As expected, the so-called “Making Affordable Housing Work Act” seeks to increase the current monthly rent contribution for those in HUD programs from 30 percent to 35 percent. It would also triple the rent paid by the lowest-income families, which is currently capped at $50. That change would impact about 175,000 families, according to HUD.
The agency is also looking to eliminate deductions for medical and child care, which are presently considered when setting tenant rents.
PHAs and owners would have the ability under the proposal to impose work requirements – something just 15 authorities in a dozen states are already doing, HUD has indicated.
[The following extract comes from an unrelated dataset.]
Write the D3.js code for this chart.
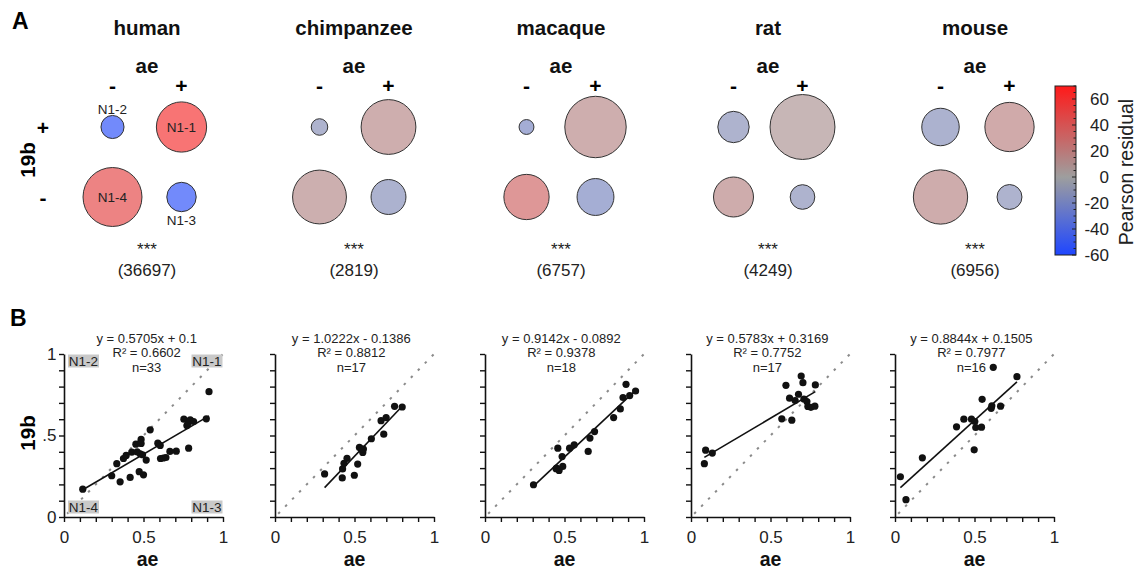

They would also be given greater flexibilities regarding rent payments and calculations.
While older adults and persons with disabilities are entirely exempt from work requirements in the administration’s plan, they’d only be safe from proposed rent increases for six years.
Secretary Carson unveiled the much-anticipated details of the proposal ahead of a House Financial Services Subcommittee hearing were members examined Rep. Dennis Ross’s (R-FL) Promoting Resident Opportunity through Rent Reform Act, which includes similar provisions. Both proposals require full Congressional approval.